獅子頭には、既に先客がいた。どこぞの子どもと父親が獅子頭の中と外でじゃれ合っている。なるほど、この獅子頭の中に入れるらしい。これはぜひとも入らねばならない。せっかく来たのだからやれることは全てやりたい(貧乏性)。家族の皆だって、入りたいに決まっている。
先客を横目に見て、すうっと獅子頭の中に入る。子どもと妻は入ってこない。獅子頭の中が恐ろしいのだろうか、それとも他所の小学生くらいの子どもたちと一緒になって入るのが恥ずかしいのか。ならば仕方なし。一家を代表して私がこの中に入って見てこよう……中は口の部分から園内が見渡せるほか、その上の階に他県の祭りを表現した置物が置かれているだけだった。「獅子頭展望台」という名前から、もっと遠くを見渡せるかと思ったのに。

常陸風土記の丘にあるお食事処曲屋。
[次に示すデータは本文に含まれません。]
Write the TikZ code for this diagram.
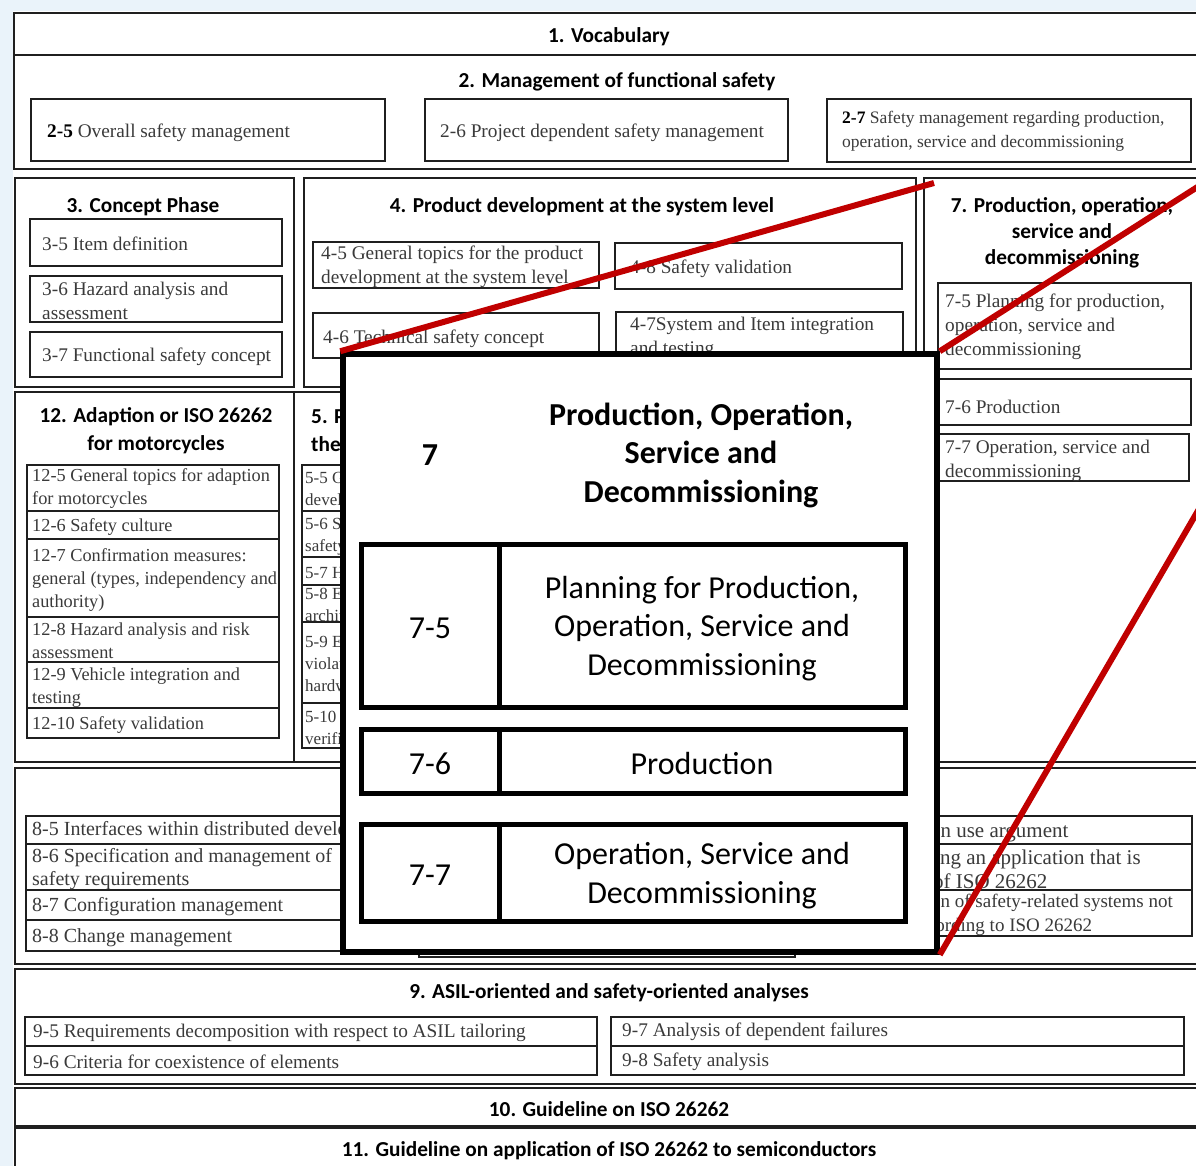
\documentclass[tikz,border=0pt]{standalone}
\usepackage{fontspec}
\setmainfont{Liberation Serif}
\newfontfamily\headfont{Carlito}

\definecolor{pagebg}{HTML}{EAF3FA}
\definecolor{framecol}{HTML}{1F1F1F}
\definecolor{bodycol}{HTML}{3A3A3A}
\definecolor{calloutred}{HTML}{C00000}

% rectangle node from its corners: [style]{x1}{y1}{x2}{y2}{name}{text}
\newcommand\rectnode[7][]{\node[#1,minimum width={(#4-#2)*1pt},minimum height={(#5-#3)*1pt}] (#6) at ({(#2+#4)/2},{(#3+#5)/2}) {#7};}

\begin{document}
\begin{tikzpicture}[x=1pt,y=-1pt,
  frm/.style={draw=framecol,line width=1.6pt,inner sep=0pt,outer sep=0pt},
  ibox/.style={draw=framecol,line width=1.4pt,inner sep=0pt,outer sep=0pt},
  hd/.style={font=\headfont\bfseries\fontsize{21.3}{26}\selectfont,text=black,align=center,inner sep=0pt,yshift=-1.5pt},
  bt/.style={font=\fontsize{19.3}{23.8}\selectfont,text=bodycol,align=left,inner sep=0pt,anchor=west,yshift=-2pt},
  btsmall/.style={bt,font=\fontsize{17.5}{24}\selectfont},
  btmoto/.style={bt,font=\fontsize{18.3}{23}\selectfont},
  bthw/.style={bt,font=\fontsize{17}{22}\selectfont},
  btsup/.style={bt,font=\fontsize{20}{23.5}\selectfont},
  btright/.style={bt,font=\fontsize{21}{24}\selectfont},
  zoombox/.style={draw=black,fill=white,line width=5.5pt,inner sep=0pt},
  cell/.style={draw=black,line width=5pt,inner sep=0pt,align=center,text depth=0pt,
    font=\headfont\fontsize{32}{38.5}\selectfont},
  celltext/.style={inner sep=0pt,align=center,font=\headfont\fontsize{32}{38.5}\selectfont,yshift=-3pt},
  zhead/.style={font=\headfont\bfseries\fontsize{32}{38.5}\selectfont,align=center,inner sep=0pt,yshift=-3pt},
  callout/.style={draw=calloutred,line width=6pt}]

\useasboundingbox (0,0) rectangle (1196,1166);
\fill[pagebg] (0,0) rectangle (1196,1166);
\fill[white] (13,11) rectangle (1196,1166);

\begin{scope}
\clip (0,0) rectangle (1196,1166);

% ---------- part frames ----------
\rectnode[frm]{14}{13}{1210}{55}{voc}{}
\rectnode[frm]{14}{55}{1210}{169}{mgmt}{}
\rectnode[frm]{15}{178}{294}{387}{concept}{}
\rectnode[frm]{304}{178}{916}{387}{sysdev}{}
\rectnode[frm]{924}{178}{1210}{762}{prod}{}
\rectnode[frm]{15}{392}{294}{762}{moto}{}
\rectnode[frm]{294}{392}{700}{762}{hwdev}{}
\rectnode[frm]{15}{768}{1210}{964}{support}{}
\rectnode[frm]{15}{969}{1210}{1084}{asil}{}
\rectnode[frm]{15}{1088}{1210}{1126}{guide}{}
\rectnode[frm]{15}{1128}{1210}{1180}{semi}{}

% ---------- part 1 and 2 ----------
\node[hd] (h1) at (609,35) {1. Vocabulary};
\node[hd] (h2) at (617,80) {2. Management of functional safety};
\rectnode[ibox]{31}{99}{385}{161}{b25}{}
\rectnode[ibox]{425}{99}{788}{161}{b26}{}
\rectnode[ibox]{827}{99}{1191}{162}{b27}{}
\node[bt] (t25) at (47,131) {\textcolor{black}{\bfseries 2-5} Overall safety management};
\node[bt] (t26) at (440,131) {2-6 Project dependent safety management};
\node[btsmall] (t27) at (842,129) {\textcolor{black}{\bfseries 2-7} Safety management regarding production,\\operation, service and decommissioning};

% ---------- part 3 ----------
\node[hd] (h3) at (143,205) {3. Concept Phase};
\rectnode[ibox]{30}{219}{282}{266}{b35}{}
\rectnode[ibox]{30}{276}{282}{322}{b36}{}
\rectnode[ibox]{30}{332}{282}{377}{b37}{}
\node[bt] (t35) at (42,242) {3-5 Item definition};
\node[bt] (t36) at (42,299) {3-6 Hazard analysis and\\assessment};
\node[bt] (t37) at (42,355) {3-7 Functional safety concept};

% ---------- part 4 ----------
\node[hd] (h4) at (582,205) {4. Product development at the system level};
\rectnode[ibox]{313}{242}{599}{288}{b45}{}
\rectnode[ibox]{615}{243}{902}{289}{b48}{}
\rectnode[ibox]{313}{313}{599}{358}{b46}{}
\rectnode[ibox]{616}{312}{903}{380}{b47}{}
\node[bt] (t45) at (321,265) {4-5 General topics for the product\\development at the system level};
\node[bt] (t48) at (630,267) {4-8 Safety validation};
\node[bt] (t46) at (323,337) {4-6 Technical safety concept};
\node[bt] (t47) at (630,336) {4-7System and Item integration\\and testing};

% ---------- part 7 ----------
\node[hd] (h7) at (1062,231) {7. Production, operation,\\service and\\decommissioning};
\rectnode[ibox]{938}{283}{1191}{369}{b75}{}
\rectnode[ibox]{938}{379}{1191}{425}{b76}{}
\rectnode[ibox]{938}{434}{1189}{481}{b77}{}
\node[bt] (t75) at (945,325) {7-5 Planning for production,\\operation, service and\\decommissioning};
\node[bt] (t76) at (945,405) {7-6 Production};
\node[bt] (t77) at (945,459) {7-7 Operation, service and\\decommissioning};

% ---------- part 12 ----------
\node[hd,font=\headfont\bfseries\fontsize{21.3}{28}\selectfont] (h12) at (156,429) {12. Adaption or ISO 26262\\for motorcycles};
\rectnode[ibox]{27}{465}{279}{511}{b125}{}
\rectnode[ibox]{27}{511}{279}{539}{b126}{}
\rectnode[ibox]{27}{539}{279}{617}{b127}{}
\rectnode[ibox]{27}{617}{279}{662}{b128}{}
\rectnode[ibox]{27}{662}{279}{708}{b129}{}
\rectnode[ibox]{27}{708}{279}{738}{b1210}{}
\node[btmoto] (t125) at (32,487) {12-5 General topics for adaption\\for motorcycles};
\node[btmoto] (t126) at (32,525) {12-6 Safety culture};
\node[btmoto] (t127) at (32,578) {12-7 Confirmation measures:\\general (types, independency and\\authority)};
\node[btmoto] (t128) at (32,639) {12-8 Hazard analysis and risk\\assessment};
\node[btmoto] (t129) at (32,686) {12-9 Vehicle integration and\\testing};
\node[btmoto] (t1210) at (32,723) {12-10 Safety validation};

% ---------- part 5 (mostly under the enlarged view) ----------
\node[hd,anchor=west,align=left,font=\headfont\bfseries\fontsize{21.3}{28}\selectfont] (h5) at (311,429) {5. Product development\\the};
\rectnode[ibox]{302}{465}{560}{511}{b55}{}
\rectnode[ibox]{302}{511}{560}{557}{b56}{}
\rectnode[ibox]{302}{557}{560}{585}{b57}{}
\rectnode[ibox]{302}{585}{560}{622}{b58}{}
\rectnode[ibox]{302}{622}{560}{703}{b59}{}
\rectnode[ibox]{302}{703}{560}{748}{b510}{}
\node[bthw] (t55) at (305,488) {5-5 General\\development};
\node[bthw] (t56) at (305,534) {5-6 Specification\\safety};
\node[bthw] (t57) at (305,571) {5-7 Hardware};
\node[bthw] (t58) at (305,603) {5-8 Evaluation\\architectural};
\node[bthw] (t59) at (305,662) {5-9 Evaluation\\violations\\hardware};
\node[bthw] (t510) at (305,726) {5-10 Hardware\\verification};

% ---------- part 8 ----------
\rectnode[ibox]{26}{816}{410}{844}{b85}{}
\rectnode[ibox]{26}{844}{410}{890}{b86}{}
\rectnode[ibox]{26}{890}{410}{920}{b87}{}
\rectnode[ibox]{26}{920}{410}{951}{b88}{}
\rectnode[ibox]{419}{816}{795}{957}{b8mid}{}
\rectnode[ibox]{821}{816}{1192}{844}{b814}{}
\rectnode[ibox]{821}{844}{1192}{890}{b815}{}
\rectnode[ibox]{821}{890}{1192}{936}{b816}{}
\node[btsup] (t85) at (32,829) {8-5 Interfaces within distributed developments};
\node[btsup] (t86) at (32,867) {8-6 Specification and management of\\safety requirements};
\node[btsup] (t87) at (32,905) {8-7 Configuration management};
\node[btsup] (t88) at (32,936) {8-8 Change management};
\node[btright] (t814) at (826,831) {8-14 Proven in use argument};
\node[btright] (t815) at (825,869) {8-15 Interfacing an application that is\\out of scope of ISO 26262};
\node[bt,font=\fontsize{19}{24}\selectfont] (t816) at (827,913) {8-16 Integration of safety-related systems not\\developed according to ISO 26262};

% ---------- part 9, 10, 11 ----------
\node[hd] (h9) at (609,991) {9. ASIL-oriented and safety-oriented analyses};
\rectnode[ibox]{25}{1017}{597}{1046}{b95}{}
\rectnode[ibox]{25}{1046}{597}{1075}{b96}{}
\rectnode[ibox]{611}{1017}{1184}{1046}{b97}{}
\rectnode[ibox]{611}{1046}{1184}{1075}{b98}{}
\node[bt] (t95) at (33,1031) {9-5 Requirements decomposition with respect to ASIL tailoring};
\node[bt] (t96) at (33,1060) {9-6 Criteria for coexistence of elements};
\node[bt] (t97) at (622,1030) {9-7 Analysis of dependent failures};
\node[bt] (t98) at (622,1060) {9-8 Safety analysis};
\node[hd] (h10) at (609,1108) {10. Guideline on ISO 26262};
\node[hd] (h11) at (609,1149) {11. Guideline on application of ISO 26262 to semiconductors};

% ---------- enlarged view of part 7 ----------
\rectnode[zoombox]{343}{354}{937}{952}{zoom}{}
\node[zhead] (z7) at (430,452) {7};
\node[zhead] (ztitle) at (701,452) {Production, Operation,\\Service and\\Decommissioning};
\rectnode[cell]{361}{544}{499}{707}{c75a}{}
\rectnode[cell]{499}{544}{905}{707}{c75b}{}
\rectnode[cell]{361}{729}{499}{793}{c76a}{}
\rectnode[cell]{499}{729}{905}{793}{c76b}{}
\rectnode[cell]{361}{824}{499}{921}{c77a}{}
\rectnode[cell]{499}{824}{905}{921}{c77b}{}
\node[celltext] (z75) at (c75a.center) {7-5};
\node[celltext] (z75t) at (c75b.center) {Planning for Production,\\Operation, Service and\\Decommissioning};
\node[celltext] (z76) at (c76a.center) {7-6};
\node[celltext] (z76t) at (c76b.center) {Production};
\node[celltext] (z77) at (c77a.center) {7-7};
\node[celltext] (z77t) at (c77b.center) {Operation, Service and\\Decommissioning};

% ---------- callout lines ----------
\coordinate (p1) at (934,183);
\coordinate (p2) at (1210,179);
\coordinate (p3) at (1210,490);
\draw[callout] (zoom.north west) -- (p1);
\draw[callout] (zoom.north east) -- (p2);
\draw[callout] (zoom.south east) -- (p3);
\end{scope}
\end{tikzpicture}
\end{document}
城里町の島家住宅と同じ曲がり家形式。
獅子頭を見た後に、サイゼリヤで昼食をとることになった。
サイゼリヤに向かう途中、パッとサイゼリヤ、パッとサイゼリヤ~という昔のCMの歌が思い浮かんだので、車の中で家族に披露した。「何の歌?」と妻に聞かれたが、「わからない」と答えた。実際にわからなかった。ただ、小林亜聖が歌っていたのは覚えていた。
家に帰ってから、気になって調べてみたら「サイゼリヤ」ではなく「さいでりあ」であることがわかったが、後の祭りである。その奇妙な歌は「サイゼリヤ」の歌として、家族の記憶に刻まれただろう。サイゼリヤでは、長男に昼飯をおごってもらった。
念願の団子屋に着くと、家族各々が好き好きに団子を選び、購入した。私は磯部焼きを真っ先に頼み、ゆずみたらしも一緒に買った。長男はずんだ、妻と次男はきなこ、家で待つ婆やにはモンブランを買った。団子は妻におごってもらった。
団子は夕飯の時に皆で食べた。磯部焼きがやはりたまらなく旨かった。やはり、ここの団子は旨い。獅子頭を見たあとだから、尚うまい。思わず「ししししっ(獅子獅子)」とにやけてしまうほどの旨さだ。
このような旨い団子屋と巡り会えたのも、妻との「ご縁」があったから。いつにも増して、妻には感謝せねばなるまい。さて、その妻はというと、黒蜜きな粉団子を食べた。食べるのが下手なのか、団子だけ食べてせっかくの黒蜜きな粉をたんまりと残していた。
「勿体ない」
私は妻が残したきな粉を食べた。粉だけを食べたので勢いよくむせ、きな粉を噴き出し、妻に謝る。